As distributed systems continue to evolve, Rhea’s architecture positions it well for future enhancements:

  1. HTTP/2 Transport: The modular transport layer could easily accommodate HTTP/2 as an additional transport option.

  2. QUIC Protocol Support: The architecture’s transport abstraction makes adding QUIC support feasible without major refactoring.

  3. Native ESM Support: The codebase structure would allow for a smooth transition to ES modules while maintaining backward compatibility.

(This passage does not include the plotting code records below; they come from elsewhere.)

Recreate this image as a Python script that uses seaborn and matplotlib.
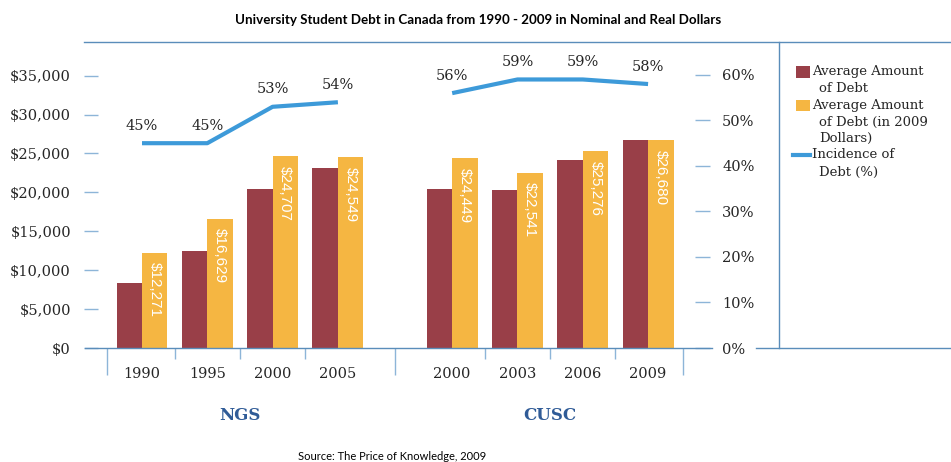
import matplotlib
matplotlib.use("Agg")
import matplotlib.pyplot as plt
from matplotlib.lines import Line2D
from matplotlib.patches import Rectangle
import pandas as pd
import seaborn as sns

# ---- data -------------------------------------------------------------
surveys = ["NGS", "CUSC"]
ngs_years = ["1990", "1995", "2000", "2005"]
cusc_years = ["2000", "2003", "2006", "2009"]
ngs_nominal = [8300, 12500, 20500, 23100]
cusc_nominal = [20500, 20300, 24200, 26680]
ngs_real = [12271, 16629, 24707, 24549]
cusc_real = [24449, 22541, 25276, 26680]
ngs_incidence = [45, 45, 53, 54]
cusc_incidence = [56, 59, 59, 58]
debt_ticks = [0, 5000, 10000, 15000, 20000, 25000, 30000, 35000]
pct_ticks = [0, 10, 20, 30, 40, 50, 60]
nominal_name = "Average Amount of Debt"
real_name = "Average Amount of Debt (in 2009 Dollars)"
legend_lines = [
    ["Average Amount", "of Debt"],
    ["Average Amount", "of Debt (in 2009", "Dollars)"],
    ["Incidence of", "Debt (%)"],
]
title = "University Student Debt in Canada from 1990 - 2009 in Nominal and Real Dollars"
source = "Source: The Price of Knowledge, 2009"

# ---- style ------------------------------------------------------------
RED = "#993F48"
YEL = "#F5B642"
BLUE = "#3D9AD9"
FRAME = "#5A8DBA"
TICK = "#8DB5D8"
TXT = "#262626"
GROUP = "#2F5B97"
SERIF = "DejaVu Serif"
SANS = "Liberation Sans"
HUMANIST = "Lato"

W, H = 951, 462
fig = plt.figure(figsize=(W / 100, H / 100), dpi=100)
fig.patch.set_facecolor("white")


def fx(px):
    return px / W


def fy(py):
    return 1 - py / H


AX_L, AX_R, AX_T, AX_B = 84, 779, 41.7, 348
ax = fig.add_axes([fx(AX_L), fy(AX_B), fx(AX_R) - fx(AX_L), fy(AX_T) - fy(AX_B)])

# positions: NGS slots 0..3, CUSC slots after a wider gap
GAP = 0.75
ngs_pos = [float(i) for i in range(len(ngs_years))]
cusc_pos = [len(ngs_years) + GAP + i for i in range(len(cusc_years))]
positions = ngs_pos + cusc_pos
years = ngs_years + cusc_years

df = pd.DataFrame({
    "pos": positions * 2,
    "amount": ngs_nominal + cusc_nominal + ngs_real + cusc_real,
    "series": [nominal_name] * len(positions) + [real_name] * len(positions),
})

sns.barplot(data=df, x="pos", y="amount", hue="series",
            hue_order=[nominal_name, real_name], palette=[RED, YEL],
            native_scale=True, width=0.78, errorbar=None, legend=False,
            saturation=1, linewidth=0, orient="x", ax=ax)

# value labels inside the real-dollar bars
for p, v in zip(positions, ngs_real + cusc_real):
    ax.annotate(f"${v:,}", xy=(p + 0.195, v), xytext=(0, -7),
                textcoords="offset points", rotation=-90,
                ha="center", va="top", color="white",
                fontsize=11, family=SANS)

px_per_slot = 65.3
x0_px = 142
ax.set_xlim((AX_L - x0_px) / px_per_slot, (AX_R - x0_px) / px_per_slot)
ax.set_ylim(0, 39370)

for s in ax.spines.values():
    s.set_visible(False)
ax.set_facecolor("none")

ax.set_yticks(debt_ticks)
ax.set_yticklabels([f"${t:,}" for t in debt_ticks])
ax.tick_params(axis="y", direction="in", length=10, width=1, color=TICK,
               pad=9.4, labelsize=10.5, labelcolor=TXT)
for lab in ax.get_yticklabels():
    lab.set_family(SERIF)

ax.set_xticks(positions)
ax.set_xticklabels(years)
ax.tick_params(axis="x", which="major", length=0, pad=14,
               labelsize=10.5, labelcolor=TXT)
for lab in ax.get_xticklabels():
    lab.set_family(SERIF)
ax.set_xlabel("")
ax.set_ylabel("")

# short separators between years
short_b = [p + 0.5 for p in ngs_pos[:-1]] + [p + 0.5 for p in cusc_pos[:-1]]
ax.set_xticks(short_b, minor=True)
ax.tick_params(axis="x", which="minor", direction="out", length=8,
               width=1, color=TICK)

# long separators around survey groups
sec = ax.secondary_xaxis("bottom")
long_b = [ngs_pos[0] - 0.54, ngs_pos[-1] + 0.87, cusc_pos[-1] + 0.54]
sec.set_xticks(long_b, labels=[])
sec.tick_params(length=19.4, width=1, color=TICK)
sec.spines["bottom"].set_visible(False)

# survey group labels
for name, grp in zip(surveys, [ngs_pos, cusc_pos]):
    ax.text((grp[0] + grp[-1]) / 2, -0.222, name,
            transform=ax.get_xaxis_transform(), ha="center", va="center",
            fontsize=12, fontweight="bold", family=SERIF, color=GROUP)

# incidence line on the secondary scale
ax2 = ax.twinx()
ax2.set_ylim(0, 67.3)
for grp_pos, inc in [(ngs_pos, ngs_incidence), (cusc_pos, cusc_incidence)]:
    sns.lineplot(x=grp_pos, y=inc, ax=ax2, color=BLUE, linewidth=3.0,
                 solid_capstyle="butt")
    for p, v in zip(grp_pos, inc):
        ax2.annotate(f"{v}%", xy=(p, v), xytext=(0, 12.5),
                     textcoords="offset points", ha="center", va="center",
                     fontsize=10.5, family=SERIF, color=TXT)

for s in ax2.spines.values():
    s.set_visible(False)
ax2.spines["right"].set_position(("axes", (701.5 - AX_L) / (AX_R - AX_L)))
ax2.set_yticks(pct_ticks)
ax2.set_yticklabels([f"{t}%" for t in pct_ticks])
ax2.tick_params(axis="y", direction="inout", length=10.8, width=1,
                color=TICK, pad=9.4, labelsize=10.5, labelcolor=TXT)
for lab in ax2.get_yticklabels():
    lab.set_family(SERIF)
ax2.set_ylabel("")


# frame lines
def hline(x1, x2, y):
    fig.add_artist(Line2D([fx(x1), fx(x2)], [fy(y), fy(y)], color=FRAME,
                          linewidth=1.0, transform=fig.transFigure))


hline(AX_L, W, AX_T)
hline(AX_L + 1, 712, AX_B)
hline(756, W, AX_B)
fig.add_artist(Line2D([fx(AX_R), fx(AX_R)], [fy(AX_T), fy(AX_B)],
                      color=FRAME, linewidth=1.0, transform=fig.transFigure))

# legend
fig.add_artist(Rectangle((fx(796), fy(77.5)), 14 / W, 11 / H,
                         facecolor=RED, edgecolor="none",
                         transform=fig.transFigure))
fig.add_artist(Rectangle((fx(796), fy(111)), 14 / W, 11 / H,
                         facecolor=YEL, edgecolor="none",
                         transform=fig.transFigure))
fig.add_artist(Line2D([fx(793), fx(810)], [fy(154.5), fy(154.5)],
                      color=BLUE, linewidth=3.0, transform=fig.transFigure))
line_y = [[72, 89], [105, 122, 138], [155, 172]]
for lines, ys in zip(legend_lines, line_y):
    for i, (t, y) in enumerate(zip(lines, ys)):
        fig.text(fx(812 if i == 0 else 819), fy(y), t, ha="left",
                 va="center", fontsize=9.5, family=SERIF, color=TXT)

fig.text(fx(478), fy(19.5), title, ha="center", va="center", fontsize=9.6,
         fontweight="bold", family=HUMANIST, color="black")
fig.text(fx(392), fy(456), source, ha="center", va="center", fontsize=8,
         family=HUMANIST, color="black")

fig.savefig("out.png", dpi=100)
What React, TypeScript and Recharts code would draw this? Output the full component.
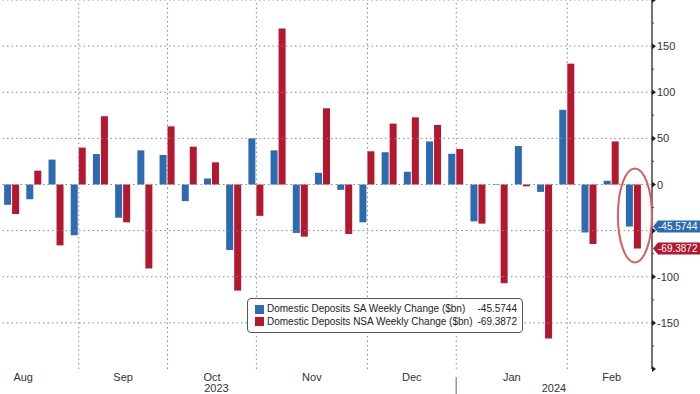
import React from "react";
import {
  Bar,
  BarChart,
  Legend,
  ReferenceDot,
  ReferenceLine,
  XAxis,
  YAxis,
} from "recharts";

const weeks = [
  "2023-08-16", "2023-08-23", "2023-08-30", "2023-09-06", "2023-09-13",
  "2023-09-20", "2023-09-27", "2023-10-04", "2023-10-11", "2023-10-18",
  "2023-10-25", "2023-11-01", "2023-11-08", "2023-11-15", "2023-11-22",
  "2023-11-29", "2023-12-06", "2023-12-13", "2023-12-20", "2023-12-27",
  "2024-01-03", "2024-01-10", "2024-01-17", "2024-01-24", "2024-01-31",
  "2024-02-07", "2024-02-14", "2024-02-21", "2024-02-28",
];

// Domestic Deposits SA Weekly Change ($bn)
const saChange = [
  -22, -16, 27, -55, 33, -36, 37, 32, -18, 6.5, -71, 50, 37, -52.5, 12.7,
  -5.8, -41, 35, 13.8, 46.7, 33.3, -40, -0.5, 41.7, -8, 81, -52, 4, -45.5744,
];

// Domestic Deposits NSA Weekly Change ($bn)
const nsaChange = [
  -32, 15, -66, 40, 74, -41, -91, 63, 41, 24, -115, -34, 169, -56.5, 82.6,
  -53.6, 36, 66, 72.8, 64.5, 38.4, -42.4, -107, -2, -167, 131, -64.5, 46.7,
  -69.3872,
];

const monthStarts = ["2023-09-06", "2023-10-04", "2023-11-01", "2023-12-06", "2024-01-03", "2024-02-07"];
const monthTicks = [0.5, 5, 9, 13.5, 18, 22.5, 27];
const monthLabels = ["Aug", "Sep", "Oct", "Nov", "Dec", "Jan", "Feb"];
const yearTicks = [9.2, 20, 24.4];
const yearLabels = ["2023", "", "2024"];
const yTicks = [-200, -175, -150, -125, -100, -75, -50, -25, 0, 25, 50, 75, 100, 125, 150, 175, 200];
const gridValues = [-150, -100, -50, 0, 50, 100, 150, 200];

const SA_COLOR = "#2c6bb2";
const NSA_COLOR = "#b5172f";
const FONT = "'Liberation Sans', Arial, sans-serif";

const data = weeks.map((week, i) => ({
  week,
  idx: i,
  sa: saChange[i],
  nsa: nsaChange[i],
}));

const lastSa = saChange[saChange.length - 1];
const lastNsa = nsaChange[nsaChange.length - 1];
const lastWeek = weeks[weeks.length - 1];

function fmt(v: number) {
  return v.toFixed(4);
}

function MonthTick({ x, y, payload }: any) {
  const i = monthTicks.indexOf(payload.value);
  return (
    <text x={x} y={y} dy={12} textAnchor="middle" fontSize={11} fill="#333" fontFamily={FONT}>
      {monthLabels[i]}
    </text>
  );
}

function YearTick({ x, y, payload }: any) {
  const i = yearTicks.indexOf(payload.value);
  if (!yearLabels[i]) {
    return <line x1={x} x2={x} y1={y - 4} y2={y + 13} stroke="#999" strokeWidth={1.5} />;
  }
  return (
    <text x={x} y={y} dy={11} textAnchor="middle" fontSize={11} fill="#333" fontFamily={FONT}>
      {yearLabels[i]}
    </text>
  );
}

function RightTick({ x, y, payload }: any) {
  const v = payload.value as number;
  if (v % 50 !== 0) {
    return <line x1={x} x2={x + 2} y1={y} y2={y} stroke="#444" />;
  }
  const showLabel = Math.abs(v) < 200 && v !== -50;
  return (
    <g>
      <path d={`M${x},${y - 3} L${x + 4},${y} L${x},${y + 3} Z`} fill="#222" />
      {showLabel && (
        <text x={x + 5} y={y} dy={4} fontSize={11} fill="#333" fontFamily={FONT}>
          {v < 0 ? `-${Math.abs(v)}` : v}
        </text>
      )}
    </g>
  );
}

function ValueTag({ viewBox, value, color }: any) {
  const x0 = viewBox.x + viewBox.width + 1;
  const y = viewBox.y;
  return (
    <g>
      <path
        d={`M${x0},${y} L${x0 + 5},${y - 6} L700,${y - 6} L700,${y + 6} L${x0 + 5},${y + 6} Z`}
        fill={color}
      />
      <text x={x0 + 5} y={y} dy={3.5} fontSize={10} fill="#fff" fontFamily={FONT}>
        {fmt(value)}
      </text>
    </g>
  );
}

function LegendBox() {
  const rows = [
    { color: SA_COLOR, name: "Domestic Deposits SA Weekly Change ($bn)", value: lastSa },
    { color: NSA_COLOR, name: "Domestic Deposits NSA Weekly Change ($bn)", value: lastNsa },
  ];
  return (
    <div
      style={{
        border: "1px solid #555",
        borderRadius: 4,
        background: "#fff",
        padding: "4px 5px 4px 7px",
        fontFamily: FONT,
        fontSize: 10,
        lineHeight: "12.5px",
        color: "#222",
        boxSizing: "border-box",
        width: 276,
        whiteSpace: "nowrap",
      }}
    >
      {rows.map((r) => (
        <div key={r.name} style={{ display: "flex", alignItems: "center" }}>
          <span style={{ width: 9, height: 9, background: r.color, marginRight: 3, display: "inline-block", flexShrink: 0 }} />
          <span style={{ flex: 1 }}>{r.name}</span>
          <span style={{ paddingLeft: 4 }}>{fmt(r.value)}</span>
        </div>
      ))}
    </div>
  );
}

export default function App() {
  return (
    <div style={{ width: 700, height: 394, background: "#fff" }}>
      <style>{"body{margin:0}"}</style>
      <BarChart
        width={700}
        height={394}
        data={data}
        margin={{ top: 0, right: 0, left: 0, bottom: 0 }}
        barCategoryGap="14%"
        barGap={1}
      >
        <XAxis
          xAxisId={0}
          dataKey="week"
          height={0}
          interval={0}
          tick={false}
          tickSize={3}
          padding={{ left: 1, right: 7 }}
          axisLine={{ stroke: "#333" }}
          tickLine={{ stroke: "#555" }}
        />
        <XAxis
          xAxisId="m"
          dataKey="idx"
          type="number"
          domain={[-0.5, 28.5]}
          ticks={monthTicks}
          interval={0}
          height={12}
          padding={{ left: 1, right: 7 }}
          axisLine={false}
          tickLine={false}
          tickSize={0}
          tickMargin={0}
          tick={<MonthTick />}
        />
        <XAxis
          xAxisId="y"
          dataKey="idx"
          type="number"
          domain={[-0.5, 28.5]}
          ticks={yearTicks}
          interval={0}
          height={13}
          padding={{ left: 1, right: 7 }}
          axisLine={false}
          tickLine={false}
          tickSize={0}
          tickMargin={0}
          tick={<YearTick />}
        />
        <YAxis
          yAxisId="r"
          orientation="right"
          width={48}
          domain={[-200, 200]}
          ticks={yTicks}
          interval={0}
          allowDataOverflow
          axisLine={{ stroke: "#444", strokeWidth: 1.5 }}
          tickLine={false}
          tickSize={0}
          tickMargin={0}
          tick={<RightTick />}
        />
        {gridValues.map((v) => (
          <ReferenceLine key={`h${v}`} yAxisId="r" y={v} stroke="#888" strokeDasharray="1.5 3" />
        ))}
        {monthStarts.map((m) => (
          <ReferenceLine key={`v${m}`} yAxisId="r" x={m} stroke="#888" strokeDasharray="1.5 3" />
        ))}
        <Bar yAxisId="r" dataKey="sa" fill={SA_COLOR} isAnimationActive={false} />
        <Bar yAxisId="r" dataKey="nsa" fill={NSA_COLOR} isAnimationActive={false} />
        <ReferenceLine
          yAxisId="r"
          y={lastSa}
          stroke="none"
          label={(p: any) => <ValueTag {...p} value={lastSa} color={SA_COLOR} />}
        />
        <ReferenceLine
          yAxisId="r"
          y={lastNsa}
          stroke="none"
          label={(p: any) => <ValueTag {...p} value={lastNsa} color={NSA_COLOR} />}
        />
        <ReferenceDot
          yAxisId="r"
          x={lastWeek}
          y={-33.5}
          shape={(p: any) => (
            <ellipse cx={p.cx + 1} cy={p.cy} rx={17} ry={47} fill="none" stroke="#df5c5c" strokeWidth={2} />
          )}
        />
        <Legend
          layout="horizontal"
          verticalAlign="middle"
          align="center"
          content={<LegendBox />}
          wrapperStyle={{ position: "absolute", left: 247, top: 298, width: 276 }}
        />
      </BarChart>
    </div>
  );
}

Conclusion: An Architecture That Inspires

Rhea’s architecture is an excellent example of how thoughtful design can make a complex protocol like AMQP accessible. The clear layering, wise use of design patterns, and attention to implementation details create a library that is both powerful and pleasant to use.

For software architects, Rhea offers valuable lessons on abstracting complexity without sacrificing flexibility. For developers, it provides an intuitive API that hides protocol details while allowing access when necessary.

The success of Rhea in balancing these seemingly contradictory aspects is a testament to the thoughtful design that permeates every aspect of its architecture. It’s a library that not only solves the problem of AMQP communication in JavaScript but does so elegantly and idiomatically, respecting JavaScript community conventions while remaining faithful to AMQP specifications.

In a world of microservices and distributed architectures, tools like Rhea are not just useful—they’re fundamental. And when these tools are built with the care and attention to detail demonstrated by Rhea, using them becomes not just productive, but enjoyable.

Whether you’re building a simple message producer, implementing a complex routing system, or creating test scenarios without external dependencies, Rhea’s complete AMQP implementation provides the flexibility and power needed for modern distributed systems.